Die Entscheidungen der Vorinstanzen werden aufgehoben. Dem Erstgericht wird die neuerliche Entscheidung nach Verfahrensergänzung aufgetragen.
Die Kosten des Revisionsrekurses sind wie weitere Kosten des Verfahrens erster Instanz zu behandeln.
Text
Begründung:
Die verpflichtete Partei wurde am ins Firmenbuch eingetragen. Vom Stammkapital von S 500.000,- übernahmen der Gesellschafter Manfred U***** S 125.000,- und die Gesellschafterin Martina H***** S 375.000,-, wovon jeweils die Hälfte bezahlt war. Mit wurde die Gesellschafterin H***** aus dem Firmenbuch gelöscht, sodaß allein der Gesellschafter U***** mit einem Geschäftsanteil von S 500.000,- (davon einbezahlt S 250.000,-) verblieb. Mit wurde die GmbH aufgelöst. Liquidator ist der verbliebene einzige Gesellschafter. Mit Beschluß des Handelsgerichtes Wien vom zu 4 Nc 1009/94 wurde der Konkursantrag der verpflichteten Partei mangels Vermögens abgewiesen.
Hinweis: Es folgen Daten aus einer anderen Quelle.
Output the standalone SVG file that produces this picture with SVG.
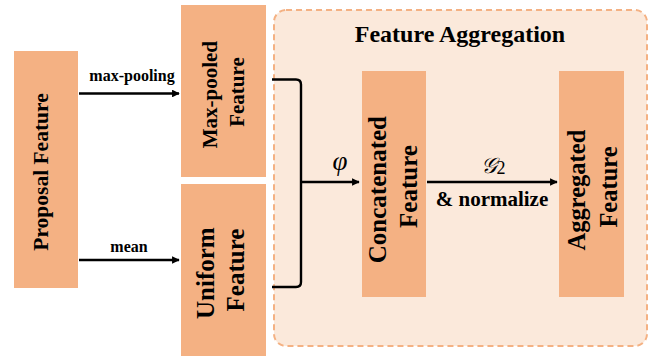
<svg xmlns="http://www.w3.org/2000/svg" width="649" height="357" viewBox="0 0 649 357">
  <style>
    .node { fill: #F4B183; }
    .lbl { font-family: 'Liberation Serif', 'DejaVu Serif', serif; font-weight: 700; fill: #000; text-anchor: middle; }
    .edge { fill: none; stroke: #000; stroke-width: 2.4; }
    .math { font-family: 'Liberation Serif', 'DejaVu Serif', serif; font-style: italic; fill: #000; text-anchor: middle; }
  </style>
  <defs>
    <marker id="arrow" viewBox="0 0 10 10" refX="9" refY="5" markerWidth="3.8" markerHeight="3.2" orient="auto" markerUnits="strokeWidth">
      <path d="M0,0 L10,5 L0,10 Z" fill="#000"/>
    </marker>
  </defs>

  <rect width="649" height="357" fill="#fff"/>

  <!-- aggregation stage container -->
  <g id="feature-aggregation">
    <rect x="274" y="10" width="373" height="336" rx="12" fill="#FBE9DB" stroke="#F4B183" stroke-width="2" stroke-dasharray="6 4"/>
    <text class="lbl" x="460" y="42" font-size="24">Feature Aggregation</text>
  </g>

  <g id="proposal-feature">
    <rect class="node" x="14" y="51" width="64" height="237"/>
    <text class="lbl" font-size="21.5" x="48" y="172" transform="rotate(-90 48 172)">Proposal Feature</text>
  </g>

  <g id="max-pooled-feature">
    <rect class="node" x="181" y="5" width="85" height="172"/>
    <text class="lbl" font-size="21" transform="rotate(-90 0 0)">
      <tspan x="-92" y="217">Max-pooled</tspan>
      <tspan x="-92" y="244">Feature</tspan>
    </text>
  </g>

  <g id="uniform-feature">
    <rect class="node" x="181" y="184" width="85" height="172"/>
    <text class="lbl" font-size="25" transform="rotate(-90 0 0)">
      <tspan x="-270" y="214">Uniform</tspan>
      <tspan x="-270" y="244">Feature</tspan>
    </text>
  </g>

  <g id="concatenated-feature">
    <rect class="node" x="362" y="71" width="64" height="226"/>
    <text class="lbl" font-size="25" transform="rotate(-90 0 0)">
      <tspan x="-186.5" y="386">Concatenated</tspan>
      <tspan x="-186.5" y="417">Feature</tspan>
    </text>
  </g>

  <g id="aggregated-feature">
    <rect class="node" x="559" y="71" width="65" height="226"/>
    <text class="lbl" font-size="24.5" transform="rotate(-90 0 0)">
      <tspan x="-187" y="585">Aggregated</tspan>
      <tspan x="-187" y="617">Feature</tspan>
    </text>
  </g>

  <g id="connectors">
    <path class="edge" d="M79,93.5 H179" marker-end="url(#arrow)"/>
    <text class="lbl" font-size="16" x="132" y="81">max-pooling</text>

    <path class="edge" d="M79,260 H179" marker-end="url(#arrow)"/>
    <text class="lbl" font-size="16" x="129" y="252">mean</text>

    <path class="edge" d="M272,79.5 H296 Q301,79.5 301,84.5 V282 Q301,287 296,287 H272"/>
    <path class="edge" d="M301,182 H359" marker-end="url(#arrow)"/>
    <text class="math" font-size="27" x="340" y="170">φ</text>

    <path class="edge" d="M427,182 H557" marker-end="url(#arrow)"/>
    <text class="math" font-size="22" x="493" y="173">𝒢<tspan font-style="normal" font-size="18" dy="1">2</tspan></text>
    <text class="lbl" font-size="21" x="492" y="206">&amp; normalize</text>
  </g>
</svg>
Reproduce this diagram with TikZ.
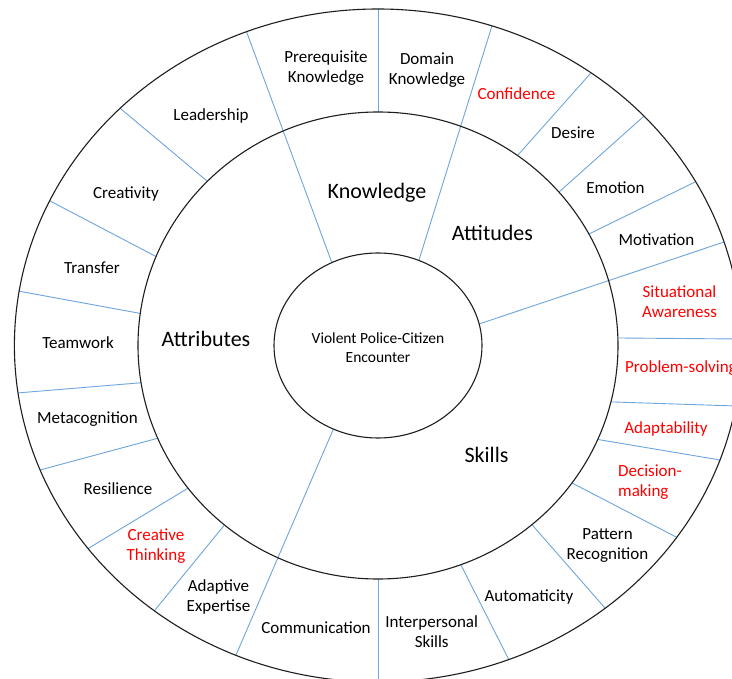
\documentclass[tikz,border=0pt]{standalone}
\usepackage{fontspec}
\setmainfont{Carlito}
\usetikzlibrary{calc}
\definecolor{spokeblue}{RGB}{110,165,220}
\definecolor{redtxt}{RGB}{255,0,0}
\definecolor{ringcol}{RGB}{30,30,30}
\begin{document}
\begin{tikzpicture}[x=1pt,y=-1pt,
  ring/.style={draw=ringcol, line width=1.1pt},
  spokeline/.style={draw=spokeblue, line width=0.9pt},
  lbl/.style={font=\fontsize{17}{20}\selectfont, align=center, inner sep=0pt, text=black, yshift=-1.5pt},
  hot/.style={lbl, text=redtxt},
  big/.style={font=\fontsize{22}{26}\selectfont, inner sep=0pt, yshift=-1pt},
  core/.style={font=\fontsize{15.5}{18.5}\selectfont, align=center, inner sep=0pt}]

\useasboundingbox (0,0) rectangle (732,679);
\clip (0,0) rectangle (732,679);
\fill[white] (0,0) rectangle (732,679);
\coordinate (O) at (378,345.5);

\begin{scope}
  \clip (O) ellipse [x radius=363.6, y radius=336.5];
  % spokes of the outer ring
  \foreach \px/\py/\qx/\qy in {
      378/5/378/112,
      590/74/518/155,
      643/117/559/192,
      695/182/591/233,
      741/339/619/338,
      736/406/614/402,
      720/460/601/440,
      678/538/574/484,
      605/608/534/527,
      509/660/463/569,
      378/684/378/579,
      155/610/222/528,
      89/548/185/490,
      40/470/155/439,
      17/393/138/383,
      18/291/138/313,
      52/202/155/256,
      121/109/207/181}{
    \draw[spokeline] ($(\qx,\qy)!1.15!(\px,\py)$) -- ($(\px,\py)!1.15!(\qx,\qy)$);
  }
  \fill[white] (O) ellipse [x radius=240, y radius=233.5];
  % sector boundaries
  \foreach \px/\py/\qx/\qy in {
      247/33/332/263,
      491/29/419/260,
      724/242/479/324,
      236/655/333/430}{
    \draw[spokeline] ($(\qx,\qy)!1.08!(\px,\py)$) -- ($(\px,\py)!1.06!(\qx,\qy)$);
  }
  \fill[white] (O) ellipse [x radius=104, y radius=92.5];
\end{scope}

\draw[ring] (O) ellipse [x radius=363.6, y radius=336.5];
\draw[ring] (O) ellipse [x radius=240, y radius=233.5];
\draw[ring] (O) ellipse [x radius=104, y radius=92.5];

% centre
\node[core] (centre) at (378,347.5) {Violent Police-Citizen\\Encounter};

% sectors
\node[big] (know) at (377,192) {Knowledge};
\node[big] (att) at (492.5,231.7) {Attitudes};
\node[big] (attr) at (206,338) {Attributes};
\node[big] (skills) at (486.5,454.3) {Skills};

% outer ring labels
\node[lbl] (prereq) at (326,67) {Prerequisite\\Knowledge};
\node[lbl] (domain) at (427,68.5) {Domain\\Knowledge};
\node[hot] (conf) at (516.5,92) {Confidence};
\node[lbl] (desire) at (573,131.7) {Desire};
\node[lbl] (emotion) at (615.5,185.7) {Emotion};
\node[lbl] (motiv) at (656.5,237.7) {Motivation};
\node[hot] (sitaw) at (679.5,300.3) {Situational\\Awareness};
\node[hot, anchor=west] (probsolv) at (625,366.7) {Problem-solving};
\node[hot] (adapt) at (666,427.3) {Adaptability};
\node[hot, anchor=west, align=left] (decis) at (618,481) {Decision-\\making};
\node[lbl] (pattern) at (607.5,544) {Pattern\\Recognition};
\node[lbl] (auto) at (529,595.7) {Automaticity};
\node[lbl] (interp) at (431.7,630) {Interpersonal\\Skills};
\node[lbl] (comm) at (316,625.7) {Communication};
\node[lbl] (adexp) at (218.5,595) {Adaptive\\Expertise};
\node[hot] (crthink) at (156,545) {Creative\\Thinking};
\node[lbl] (resil) at (118,486.7) {Resilience};
\node[lbl] (meta) at (87.5,418) {Metacognition};
\node[lbl] (team) at (78,341) {Teamwork};
\node[lbl] (transfer) at (92,266.7) {Transfer};
\node[lbl] (creat) at (126,192.3) {Creativity};
\node[lbl] (lead) at (211,114.3) {Leadership};
\end{tikzpicture}
\end{document}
Mit Beschluß des Erstgerichtes vom , GZ 20 E 2235/96v, wurde der betreibenden Partei zur Hereinbringung von S 150.000,- sA und S 120.000,- sA die Pfändung und Überweisung der der verpflichteten Partei gegen die Drittschuldner Manfred U***** und [ungeachtet ihres Ausscheidens!] Martina H***** wegen nur zur Hälfte bezahlter Stammeinlage angeblich zustehenden Forderungen gemäß § 294 EO bewilligt. Zahlungen wurden nicht geleistet.
Mit Beschluß vom zu 12 S 27/96z (nunmehr 31 S 28/96m) wurde vom Erstgericht über das Vermögen des Manfred U***** das Schuldenregulierungsverfahren eröffnet. Mit Beschluß vom wurde in diesem Verfahren der zwischen Manfred U***** und dessen Gläubigern bei der Tagsatzung am "abgeschlossene" Zahlungsplan bestätigt. In diesem allein das Vermögen des Manfred U***** betreffenden Schuldenregulierungsverfahren hatte die betreibende Partei, und zwar ausdrücklich gerichtet gegen die hier verpflichtete GmbH, vertreten durch Manfred U*****, die auch im gegenständlichen Verfahren betriebenen Forderungen angemeldet. Laut Anmeldungsverzeichnis wurden diese Forderungen auch als bestehend anerkannt.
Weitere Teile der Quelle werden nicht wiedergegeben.